Заслуживает фиксации еще один пункт: создается впечатление, что в отличие от Западной и Центральной Европы, лес в Средиземноморье лишь в исключительных случаях становился основой власти. Аристотель упоминает лесных сторожей, но не считает нужным задерживаться на этой теме. Ранние указания на высокую значимость леса, в особенности на его роль в поддержании гидрологического режима присутствуют, как мы сегодня знаем, преимущественно там, где подобные воззрения служили обоснованием политических полномочий. Так было, например, в Венеции и в начале Нового времени в Провансе (см. примеч. 122). Может быть, средиземноморские архивы хранят многочисленные и еще неизвестные сведения, однако пока преобладает ощущение красноречивого молчания источников о больших отрезках истории средиземноморских лесов. Это молчание – признак отсутствия ответственных инстанций, которые могли бы, используя жалобы на дефицит леса, обосновать право на государственное вмешательство. Правда, для леса отсутствие подобных инстанций не всегда трагично, в условиях Центральной Европы лес растет и без лесника. Может быть, именно поэтому лесная политика в Средиземноморье была не так привлекательна, как на Севере: продемонстрировать свои достижения на горных склонах было не так легко, как в тех дождливых районах, где для процветания лесов достаточно было только получить властные полномочия и изгнать из своих лесов других лесопользователей.
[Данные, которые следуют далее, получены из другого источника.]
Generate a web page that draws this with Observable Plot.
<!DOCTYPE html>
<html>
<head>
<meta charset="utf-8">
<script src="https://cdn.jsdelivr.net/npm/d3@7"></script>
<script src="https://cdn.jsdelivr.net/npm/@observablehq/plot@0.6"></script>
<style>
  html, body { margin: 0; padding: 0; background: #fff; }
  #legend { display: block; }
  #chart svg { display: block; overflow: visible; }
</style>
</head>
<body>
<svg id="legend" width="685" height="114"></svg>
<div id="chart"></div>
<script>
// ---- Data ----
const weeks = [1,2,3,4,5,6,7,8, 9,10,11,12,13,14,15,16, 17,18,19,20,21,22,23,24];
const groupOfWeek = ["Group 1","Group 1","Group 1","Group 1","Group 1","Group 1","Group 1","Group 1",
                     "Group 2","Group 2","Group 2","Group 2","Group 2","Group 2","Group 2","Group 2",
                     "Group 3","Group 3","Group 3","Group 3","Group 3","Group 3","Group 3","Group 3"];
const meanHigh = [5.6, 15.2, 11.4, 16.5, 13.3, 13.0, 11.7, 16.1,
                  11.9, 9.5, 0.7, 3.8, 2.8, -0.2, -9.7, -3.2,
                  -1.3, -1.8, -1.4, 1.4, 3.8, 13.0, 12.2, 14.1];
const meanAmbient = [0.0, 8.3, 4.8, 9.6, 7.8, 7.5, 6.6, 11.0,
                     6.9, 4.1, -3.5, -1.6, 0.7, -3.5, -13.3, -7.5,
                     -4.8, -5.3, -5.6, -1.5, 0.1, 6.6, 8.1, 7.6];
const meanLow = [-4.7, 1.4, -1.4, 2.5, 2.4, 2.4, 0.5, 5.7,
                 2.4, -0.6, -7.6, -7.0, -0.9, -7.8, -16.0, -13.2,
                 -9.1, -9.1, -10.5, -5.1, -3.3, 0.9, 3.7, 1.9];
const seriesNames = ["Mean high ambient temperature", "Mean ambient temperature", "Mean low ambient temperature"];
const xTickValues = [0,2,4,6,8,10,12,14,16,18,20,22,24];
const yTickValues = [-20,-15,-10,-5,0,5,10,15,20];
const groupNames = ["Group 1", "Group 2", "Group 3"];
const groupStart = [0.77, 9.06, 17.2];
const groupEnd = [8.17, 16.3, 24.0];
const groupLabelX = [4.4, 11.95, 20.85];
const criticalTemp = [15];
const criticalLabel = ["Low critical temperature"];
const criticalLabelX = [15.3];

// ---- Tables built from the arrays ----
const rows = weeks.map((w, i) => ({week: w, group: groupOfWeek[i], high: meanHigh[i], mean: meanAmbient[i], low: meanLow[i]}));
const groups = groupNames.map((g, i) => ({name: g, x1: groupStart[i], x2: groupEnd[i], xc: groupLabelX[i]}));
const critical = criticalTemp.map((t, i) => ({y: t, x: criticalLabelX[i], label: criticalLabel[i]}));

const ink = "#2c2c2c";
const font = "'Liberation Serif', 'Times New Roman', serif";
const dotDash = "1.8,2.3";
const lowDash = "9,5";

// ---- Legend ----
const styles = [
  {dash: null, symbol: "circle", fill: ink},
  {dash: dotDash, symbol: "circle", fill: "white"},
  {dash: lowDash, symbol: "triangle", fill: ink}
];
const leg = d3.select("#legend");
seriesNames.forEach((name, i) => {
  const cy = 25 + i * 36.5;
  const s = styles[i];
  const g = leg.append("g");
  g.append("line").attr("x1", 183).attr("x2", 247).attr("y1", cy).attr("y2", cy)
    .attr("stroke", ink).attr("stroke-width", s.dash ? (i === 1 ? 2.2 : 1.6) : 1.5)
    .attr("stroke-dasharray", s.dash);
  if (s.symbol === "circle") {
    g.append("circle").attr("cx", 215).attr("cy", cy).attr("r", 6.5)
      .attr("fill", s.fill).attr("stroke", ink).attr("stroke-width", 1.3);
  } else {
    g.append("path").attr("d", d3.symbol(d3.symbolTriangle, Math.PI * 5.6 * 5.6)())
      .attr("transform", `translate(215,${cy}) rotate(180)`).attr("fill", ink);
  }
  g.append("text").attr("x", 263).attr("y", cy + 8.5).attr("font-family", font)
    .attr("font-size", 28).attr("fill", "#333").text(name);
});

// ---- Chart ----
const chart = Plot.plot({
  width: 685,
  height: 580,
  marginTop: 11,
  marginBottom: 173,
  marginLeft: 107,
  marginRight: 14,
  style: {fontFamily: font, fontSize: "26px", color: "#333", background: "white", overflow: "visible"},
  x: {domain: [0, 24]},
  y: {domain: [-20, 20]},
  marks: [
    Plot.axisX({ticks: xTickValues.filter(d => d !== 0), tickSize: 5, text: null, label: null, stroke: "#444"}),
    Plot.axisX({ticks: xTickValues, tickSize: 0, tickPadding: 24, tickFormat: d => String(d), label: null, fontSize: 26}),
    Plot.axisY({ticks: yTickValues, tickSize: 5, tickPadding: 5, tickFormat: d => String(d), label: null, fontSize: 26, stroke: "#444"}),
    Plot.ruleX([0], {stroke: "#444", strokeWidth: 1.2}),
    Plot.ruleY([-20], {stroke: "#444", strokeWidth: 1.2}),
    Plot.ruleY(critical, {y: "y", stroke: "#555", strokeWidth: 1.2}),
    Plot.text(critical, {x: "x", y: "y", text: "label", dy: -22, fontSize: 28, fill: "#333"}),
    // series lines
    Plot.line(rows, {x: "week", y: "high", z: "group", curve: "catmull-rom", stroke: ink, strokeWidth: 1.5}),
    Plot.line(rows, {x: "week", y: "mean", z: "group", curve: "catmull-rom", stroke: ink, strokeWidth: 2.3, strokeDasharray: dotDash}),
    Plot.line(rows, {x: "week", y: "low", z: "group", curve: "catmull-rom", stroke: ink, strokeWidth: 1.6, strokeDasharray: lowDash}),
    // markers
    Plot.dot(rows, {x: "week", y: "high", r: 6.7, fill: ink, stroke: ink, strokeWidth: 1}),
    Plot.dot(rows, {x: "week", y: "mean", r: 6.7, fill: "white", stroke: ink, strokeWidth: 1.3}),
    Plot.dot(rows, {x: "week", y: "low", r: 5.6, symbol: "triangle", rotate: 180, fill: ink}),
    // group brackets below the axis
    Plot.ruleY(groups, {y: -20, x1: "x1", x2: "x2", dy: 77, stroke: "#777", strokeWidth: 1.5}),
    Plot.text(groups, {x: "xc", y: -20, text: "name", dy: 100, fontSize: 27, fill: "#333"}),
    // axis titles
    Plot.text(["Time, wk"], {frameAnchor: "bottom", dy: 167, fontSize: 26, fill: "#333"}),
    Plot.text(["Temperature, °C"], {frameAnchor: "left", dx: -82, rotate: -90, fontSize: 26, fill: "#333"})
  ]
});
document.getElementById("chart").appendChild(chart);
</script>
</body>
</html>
8. ЛЕС И ВЛАСТЬ В ЕВРОПЕ: ОТ СВЕДЕНИЯ ЛЕСОВ ДО ЭРЫ ЛЕСНЫХ УСТАНОВЛЕНИЙ
Правда ли, что наша культура началась в борьбе с лесом? Вальтер фон дер Фогельвейде при виде вырубленных лесов ощущает груз прожитых лет: «С кем прежде мы играли / теперь и стар, и хвор / мир стал мне незнакомым / и выкорчеван бор»
[139]
(die minegespilen waren / die sint traege und alt. / bereitet ist das velt, / verhouwen ist der wait). Выкорчевки лесов Высокого Средневековья считаются если не самыми значимыми, то самыми масштабными изменениями ландшафта в истории Центральной и Западной Европы от оледенения до наших дней. Правда, современные исследования несколько снизили их драматизм: пыльцевой анализ показывает, что сведение лесов Высокого Средневековья было лишь кульминацией и завершением процесса, начавшегося за тысячи лет до этого, с приходом в эти края земледелия. Однако пока преобладало подсечно-огневое земледелие, вырубки в основном вели не к уничтожению леса, а к смене преобладающей породы и широкому распространению бука. Еще в послеантичную эпоху на обширных немецких пространствах шло лесовосстановление, его кульминация относится к VII веку (см. примеч.123). Лишь с полным переходом к подлинной оседлости и многопольной системе земледелие стало постоянным. Большая часть лесов, которые рубили в то время, уже давно были осветлены и освоены под поля древними полубродячими земледельцами.